Irrelevant read elimination: It may be that this is harmless (in the sense that handling it explicitly would not permit more frontiers to be created, so not needed for allowing all the desired out-of-order observable behaviours).
Redundant write after read elimination, Redundant overwritten write: Likewise harmless?
redundant last write, redundant release, redundant external action: we skip all this end-of-trace clauses

Redundant read introduction might be handled by taking a more liberal notion of frontier, allowing out of order reads even if they don't occur on all paths.

Undefined behaviour

How does this interact with the fact that C has many sources of undefined behaviour? For those which are thread-local (i.e., not data races), one could simply regard any path that reaches such a point to be irrelevant for frontier calculations. This would require an operational definition of these sources of undefined behaviour in which one can see them occuring at particular points in execution time, with an undefined-behaviour-free prefix.

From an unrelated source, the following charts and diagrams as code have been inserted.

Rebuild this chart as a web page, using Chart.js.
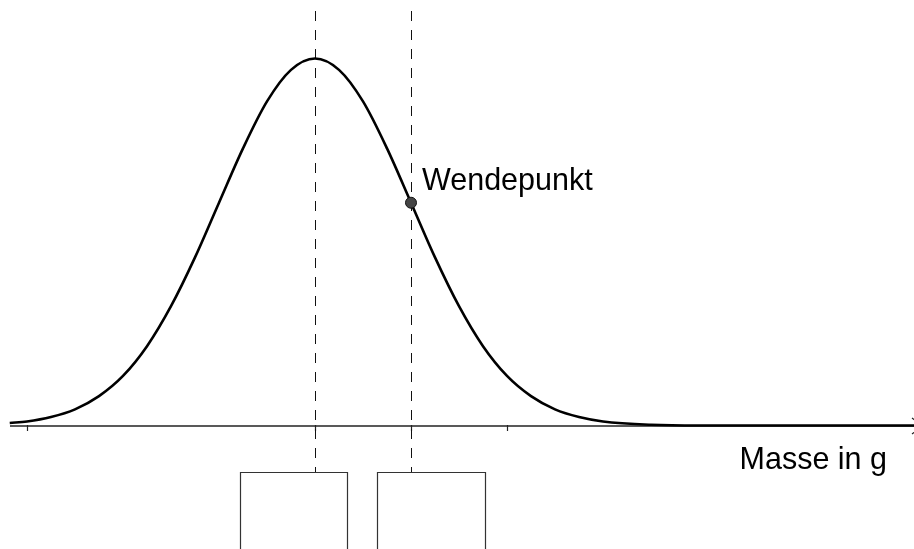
<!DOCTYPE html>
<html>
<head>
<meta charset="utf-8">
<script src="https://cdn.jsdelivr.net/npm/chart.js@4.4.0/dist/chart.umd.min.js"></script>
<style>
  html, body { margin: 0; padding: 0; background: #fff; }
  #wrap { width: 914px; height: 549px; }
</style>
</head>
<body>
<div id="wrap"><canvas id="chart" width="914" height="549"></canvas></div>
<script>
// curve (x in sigma steps from the peak, height relative to peak)
const curveX = [-3.18, -3, -2.75, -2.5, -2.25, -2, -1.75, -1.5, -1.25, -1, -0.75, -0.5, -0.25, 0,
                0.25, 0.5, 0.75, 1, 1.25, 1.5, 1.75, 2, 2.25, 2.5, 2.75, 3, 3.5, 4, 5, 6.24];
const curveY = [0.007, 0.011, 0.023, 0.044, 0.080, 0.135, 0.216, 0.325, 0.458, 0.607, 0.755, 0.883, 0.969, 1,
                0.969, 0.883, 0.755, 0.607, 0.458, 0.325, 0.216, 0.135, 0.080, 0.044, 0.023, 0.011, 0.002, 0, 0, 0];
const wendeX = [1];
const wendeY = [0.607];
const tickX = [-3, 0, 1, 2];
const guideX = [0, 1];
const axisTitle = 'Masse in g';
const pointLabel = 'Wendepunkt';

const FONT = '30.5px "Liberation Sans", Arial, sans-serif';

const overlay = {
    id: 'overlay',
    beforeDatasetsDraw(chart) {
        const ctx = chart.ctx;
        const xs = chart.scales.x, ys = chart.scales.y;
        const y0 = ys.getPixelForValue(0) + 0.5;
        ctx.save();
        // x axis
        ctx.strokeStyle = '#222';
        ctx.lineWidth = 1.5;
        ctx.beginPath();
        ctx.moveTo(10, y0);
        ctx.lineTo(914, y0);
        ctx.stroke();
        // arrow tips just off the edge
        ctx.lineWidth = 1.2;
        ctx.beginPath();
        ctx.moveTo(912, y0 - 8); ctx.lineTo(922, y0);
        ctx.moveTo(912, y0 + 8); ctx.lineTo(922, y0);
        ctx.stroke();
        // ticks
        ctx.lineWidth = 1.2;
        tickX.forEach(v => {
            const px = Math.round(xs.getPixelForValue(v)) + 0.5;
            ctx.beginPath();
            ctx.moveTo(px, y0 - 1);
            ctx.lineTo(px, y0 + 5);
            ctx.stroke();
        });
        // dashed guides
        ctx.strokeStyle = '#111';
        ctx.lineWidth = 1;
        ctx.setLineDash([10, 9]);
        guideX.forEach(v => {
            const px = Math.round(xs.getPixelForValue(v)) + 0.5;
            ctx.beginPath();
            ctx.moveTo(px, 11);
            ctx.lineTo(px, 472);
            ctx.stroke();
        });
        ctx.setLineDash([]);
        // answer boxes
        ctx.strokeStyle = '#333';
        ctx.lineWidth = 1.2;
        ctx.beginPath();
        ctx.moveTo(240.5, 560); ctx.lineTo(240.5, 472.5); ctx.lineTo(347.5, 472.5); ctx.lineTo(347.5, 560);
        ctx.moveTo(377.5, 560); ctx.lineTo(377.5, 472.5); ctx.lineTo(485.5, 472.5); ctx.lineTo(485.5, 560);
        ctx.stroke();
        ctx.restore();
    },
    afterDatasetsDraw(chart) {
        const ctx = chart.ctx;
        const xs = chart.scales.x;
        ctx.save();
        ctx.fillStyle = '#000';
        ctx.font = FONT;
        ctx.textBaseline = 'alphabetic';
        ctx.textAlign = 'left';
        ctx.fillText(pointLabel, xs.getPixelForValue(wendeX[0]) + 11, 190);
        ctx.textAlign = 'right';
        ctx.fillText(axisTitle, 887, 469);
        ctx.restore();
    }
};

new Chart(document.getElementById('chart'), {
    type: 'scatter',
    data: {
        datasets: [
            {
                data: wendeX.map((x, i) => ({ x: x, y: wendeY[i] })),
                showLine: false,
                pointRadius: 5.5,
                pointBackgroundColor: '#444',
                pointBorderColor: '#111',
                pointBorderWidth: 1,
                order: 0
            },
            {
                data: curveX.map((x, i) => ({ x: x, y: curveY[i] })),
                showLine: true,
                borderColor: '#000',
                borderWidth: 2.6,
                pointRadius: 0,
                cubicInterpolationMode: 'monotone',
                fill: false,
                order: 1
            }
        ]
    },
    options: {
        responsive: false,
        devicePixelRatio: 1,
        animation: false,
        layout: { padding: 0, autoPadding: false },
        plugins: { legend: { display: false }, tooltip: { enabled: false } },
        scales: {
            x: { type: 'linear', display: false, min: -3.28125, max: 6.2396 },
            y: { type: 'linear', display: false, min: -0.3365, max: 1.1594 }
        }
    },
    plugins: [overlay]
});
</script>
</body>
</html>
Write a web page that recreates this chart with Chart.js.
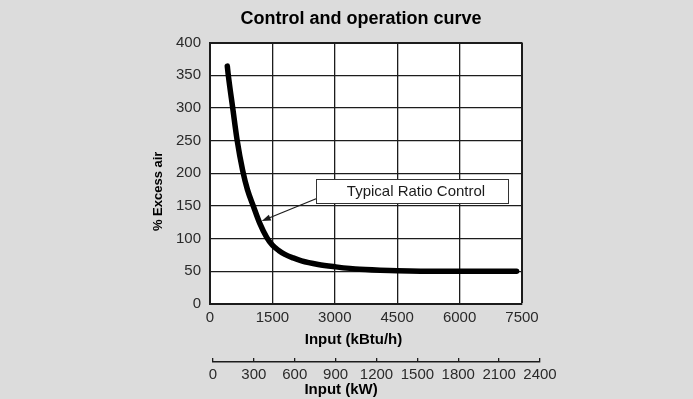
<!DOCTYPE html>
<html>
<head>
<meta charset="utf-8">
<title>Control and operation curve</title>
<script src="https://cdn.jsdelivr.net/npm/chart.js@4/dist/chart.umd.min.js"></script>
<style>
  html, body { margin: 0; padding: 0; background: #dcdcdc; overflow: hidden; }
  #wrap { position: relative; width: 693px; height: 399px; }
  #main { position: absolute; left: 0; top: 0; }
  #kw { position: absolute; left: 0; top: 340px; }
</style>
</head>
<body>
<div id="wrap">
  <canvas id="main" width="693" height="399"></canvas>
  <canvas id="kw" width="693" height="59"></canvas>
</div>
<script>
// Excess air versus burner input (typical ratio control)
const kbtuInput = [416, 440, 546, 649, 786, 900, 1041, 1200, 1363, 1500, 1650, 1800, 2000, 2200, 2600, 3000, 3600, 4500, 5500, 7370];
const excessAir = [364, 350, 300, 252, 204, 175, 150, 123, 102, 90, 82, 76, 70.5, 66, 60.5, 57, 53, 51, 50, 50];

// Tick labels
const kbtuTicks = [0, 1500, 3000, 4500, 6000, 7500];
const airTicks = [0, 50, 100, 150, 200, 250, 300, 350, 400];
const kwTicks = [0, 300, 600, 900, 1200, 1500, 1800, 2100, 2400];

// Text
const chartTitle = 'Control and operation curve';
const yTitle = '% Excess air';
const xTitle = 'Input (kBtu/h)';
const kwTitle = 'Input (kW)';
const calloutText = 'Typical Ratio Control';

const FONT = "'Liberation Sans', Arial, Helvetica, sans-serif";
const INK = '#1c1c1c';
Chart.defaults.font.family = FONT;
Chart.defaults.color = INK;

// trailing spaces nudge a centred title towards its start
const nudge = (s, n) => s + ' '.repeat(n);
const useTicks = list => scale => { scale.ticks = list.map(v => ({ value: v })); };
const plain = v => String(v);

// white plotting area
const plotBackground = {
  id: 'plotBackground',
  beforeDraw(chart, args, opts) {
    const { ctx, chartArea: a } = chart;
    ctx.save();
    ctx.fillStyle = opts.color;
    ctx.fillRect(a.left, a.top, a.width, a.height);
    ctx.restore();
  }
};

// labelled box with an arrow pointing at the curve
const callout = {
  id: 'callout',
  afterDatasetsDraw(chart, args, o) {
    const { ctx, scales: { x, y } } = chart;
    const L = Math.round(x.getPixelForValue(o.box.xMin));
    const R = Math.round(x.getPixelForValue(o.box.xMax));
    const T = Math.round(y.getPixelForValue(o.box.yMax));
    const B = Math.round(y.getPixelForValue(o.box.yMin));
    ctx.save();
    ctx.fillStyle = '#ffffff';
    ctx.fillRect(L, T, R - L, B - T);
    ctx.strokeStyle = o.borderColor;
    ctx.lineWidth = 1;
    ctx.strokeRect(L + 0.5, T + 0.5, R - L, B - T);
    ctx.fillStyle = INK;
    ctx.font = `15px ${FONT}`;
    ctx.textAlign = 'center';
    ctx.textBaseline = 'middle';
    ctx.fillText(o.text, (L + R) / 2 + 4, (T + B) / 2 + 1);

    const x0 = x.getPixelForValue(o.box.xMin), y0 = y.getPixelForValue(o.arrowFrom);
    const x1 = x.getPixelForValue(o.arrowTo[0]), y1 = y.getPixelForValue(o.arrowTo[1]);
    const ang = Math.atan2(y1 - y0, x1 - x0);
    const head = 9, half = 3.2;
    ctx.strokeStyle = INK;
    ctx.lineWidth = 1.2;
    ctx.beginPath();
    ctx.moveTo(x0, y0);
    ctx.lineTo(x1 - Math.cos(ang) * head * 0.8, y1 - Math.sin(ang) * head * 0.8);
    ctx.stroke();
    ctx.fillStyle = INK;
    ctx.beginPath();
    ctx.moveTo(x1, y1);
    ctx.lineTo(x1 - Math.cos(ang) * head - Math.sin(ang) * half, y1 - Math.sin(ang) * head + Math.cos(ang) * half);
    ctx.lineTo(x1 - Math.cos(ang) * head + Math.sin(ang) * half, y1 - Math.sin(ang) * head - Math.cos(ang) * half);
    ctx.closePath();
    ctx.fill();
    ctx.restore();
  }
};

const edgeWidth = last => c => (c.index === last ? 2 : 1.3);

new Chart(document.getElementById('main'), {
  type: 'line',
  data: {
    datasets: [{
      data: kbtuInput.map((v, i) => ({ x: v, y: excessAir[i] })),
      borderColor: '#000000',
      borderWidth: 5.5,
      borderCapStyle: 'round',
      borderJoinStyle: 'round',
      cubicInterpolationMode: 'monotone',
      pointRadius: 0,
      fill: false
    }]
  },
  options: {
    responsive: false,
    animation: false,
    events: [],
    layout: { padding: { left: 0, right: 171, top: 0, bottom: 45 } },
    plugins: {
      legend: { display: false },
      tooltip: { enabled: false },
      title: {
        display: true,
        text: nudge(chartTitle, 2),
        fullSize: false,
        color: '#000',
        font: { size: 18, weight: 'bold' },
        padding: { top: 8, bottom: 13 }
      },
      plotBackground: { color: '#ffffff' },
      callout: {
        text: calloutText,
        borderColor: '#333333',
        box: { xMin: 2550, xMax: 7165, yMin: 155, yMax: 192 },
        arrowFrom: 161,
        arrowTo: [1243, 127]
      }
    },
    scales: {
      x: {
        type: 'linear',
        min: 0,
        max: 7500,
        afterBuildTicks: useTicks(kbtuTicks),
        afterFit: s => { s.height = 50; },
        grid: { color: INK, lineWidth: edgeWidth(kbtuTicks.length - 1), drawTicks: false },
        border: { color: INK, width: 2 },
        ticks: { font: { size: 15 }, color: '#2a2a2a', padding: 5, maxRotation: 0, autoSkip: false, callback: plain },
        title: {
          display: true,
          text: nudge(xTitle, 6),
          color: '#000',
          font: { size: 15, weight: 'bold' },
          padding: { top: 0, bottom: 5 }
        }
      },
      y: {
        min: 0,
        max: 400,
        afterBuildTicks: useTicks(airTicks),
        afterFit: s => { s.width = 210; },
        grid: { color: INK, lineWidth: edgeWidth(airTicks.length - 1), drawTicks: false },
        border: { color: INK, width: 2 },
        ticks: { font: { size: 15 }, color: '#2a2a2a', padding: 9, callback: plain },
        title: {
          display: true,
          text: nudge(yTitle, 10),
          color: '#000',
          font: { size: 13, weight: 'bold' },
          padding: { top: 151, bottom: 0 }
        }
      }
    }
  },
  plugins: [plotBackground, callout]
});

// secondary input axis in kW
new Chart(document.getElementById('kw'), {
  type: 'line',
  data: { datasets: [{ data: [] }] },
  options: {
    responsive: false,
    animation: false,
    events: [],
    layout: { padding: { left: 213, right: 153, top: 18, bottom: 0 } },
    plugins: { legend: { display: false }, tooltip: { enabled: false } },
    scales: {
      x: {
        type: 'linear',
        min: 0,
        max: 2400,
        afterBuildTicks: useTicks(kwTicks),
        afterFit: s => { s.height = 37; },
        grid: { color: INK, lineWidth: 1.3, drawTicks: false, drawOnChartArea: true },
        border: { color: INK, width: 1.5 },
        ticks: { font: { size: 15 }, color: '#2a2a2a', padding: 4, maxRotation: 0, autoSkip: false, callback: plain },
        title: {
          display: true,
          text: nudge(kwTitle, 17),
          color: '#000',
          font: { size: 15, weight: 'bold' },
          padding: { top: 0, bottom: 0 }
        }
      },
      y: { display: false, min: 0, max: 1 }
    }
  }
});
</script>
</body>
</html>
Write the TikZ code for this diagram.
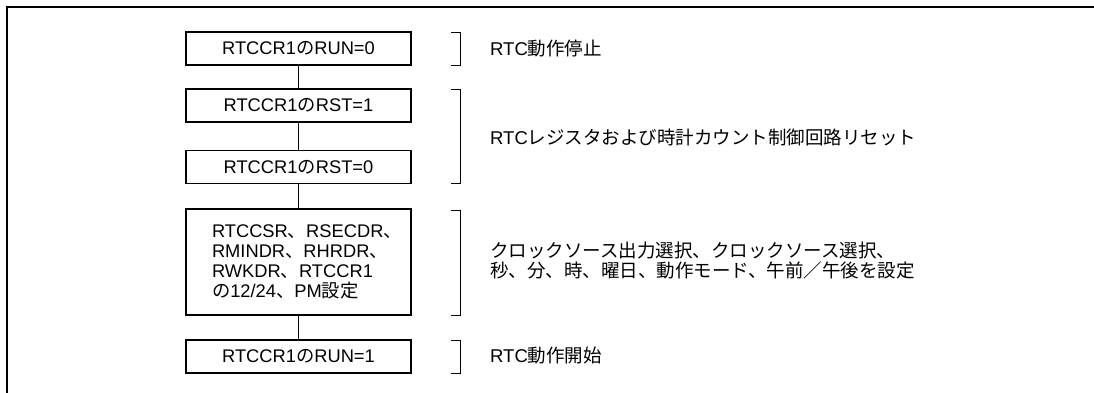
\documentclass[tikz,border=0pt]{standalone}
\usepackage{fontspec}
\setmainfont{Liberation Sans}
\newfontfamily\jp{Noto Sans CJK JP}
\begin{document}
\begin{tikzpicture}[x=1pt,y=-1pt,
  stepbox/.style={draw,line width=1.6pt,minimum width=225pt,inner sep=0pt,
    font=\fontsize{18.3}{20}\selectfont,align=left},
  link/.style={line width=0.9pt},
  brk/.style={line width=0.9pt},
  note/.style={anchor=west,inner sep=0pt,font=\fontsize{18.5}{20}\selectfont,align=left}]
\useasboundingbox (0,0) rectangle (1094,393);
\draw[line width=2.5pt] (7,393) -- (7,7) -- (1094,7);
\node[stepbox,minimum height=33pt] (b1) at (298.5,48.3) {RTCCR1{\jp の}RUN=0};
\node[stepbox,minimum height=33pt] (b2) at (298.5,105.5) {RTCCR1{\jp の}RST=1};
\node[stepbox,minimum height=33pt] (b3) at (298.5,167) {RTCCR1{\jp の}RST=0};
\node[stepbox,minimum height=106pt,text width=173pt,inner xsep=26pt] (b4) at (298.5,262) {RTCCSR{\jp 、}RSECDR{\jp 、}\\RMINDR{\jp 、}RHRDR{\jp 、}\\RWKDR{\jp 、}RTCCR1\\{\jp の}12/24{\jp 、}PM{\jp 設定}};
\node[stepbox,minimum height=33pt] (b5) at (298.5,356.5) {RTCCR1{\jp の}RUN=1};
\draw[link] (b1) -- (b2);
\draw[link] (b2) -- (b3);
\draw[link] (b3) -- (b4);
\draw[link] (b4) -- (b5);
\draw[brk] (451,32) -- (460.5,32) -- (460.5,65) -- (451,65);
\draw[brk] (451,89) -- (460.5,89) -- (460.5,183) -- (451,183);
\draw[brk] (451,210) -- (460.5,210) -- (460.5,315) -- (451,315);
\draw[brk] (451,340) -- (460.5,340) -- (460.5,373) -- (451,373);
\node[note] (t1) at (490,49) {RTC{\jp 動作停止}};
\node[note] (t2) at (490,137) {RTC{\jp レジスタおよび時計カウント制御回路リセット}};
\node[note] (t3) at (490,261) {{\jp クロックソース出力選択、クロックソース選択、}\\{\jp 秒、分、時、曜日、動作モード、午前／午後を設定}};
\node[note] (t4) at (490,356) {RTC{\jp 動作開始}};
\end{tikzpicture}
\end{document}
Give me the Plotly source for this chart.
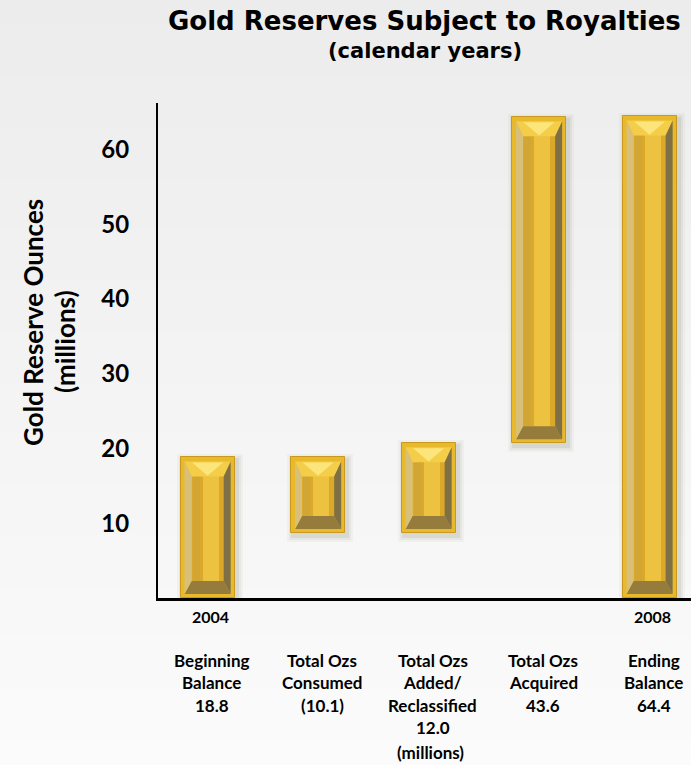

But that's no problem -- we can do it.

Non-atomics

The presentation above focused on relaxed accesses. Our semantics also includes non-atomic accesses, which differ in that non-atomic accesses are not performed out-of-order. This is for modeling purposes; the point is that if there is a data race on non-atomics performed out-of-order, then there is one with non-atomics performed in order (note: this has to be established); on the other hand, if there is no data race, then the fact that the non-atomic accesses are performed out-of-order can not be observed.

Note that we do not allow value-range analysis or elimination/introduction even for shared-memory non-atomics.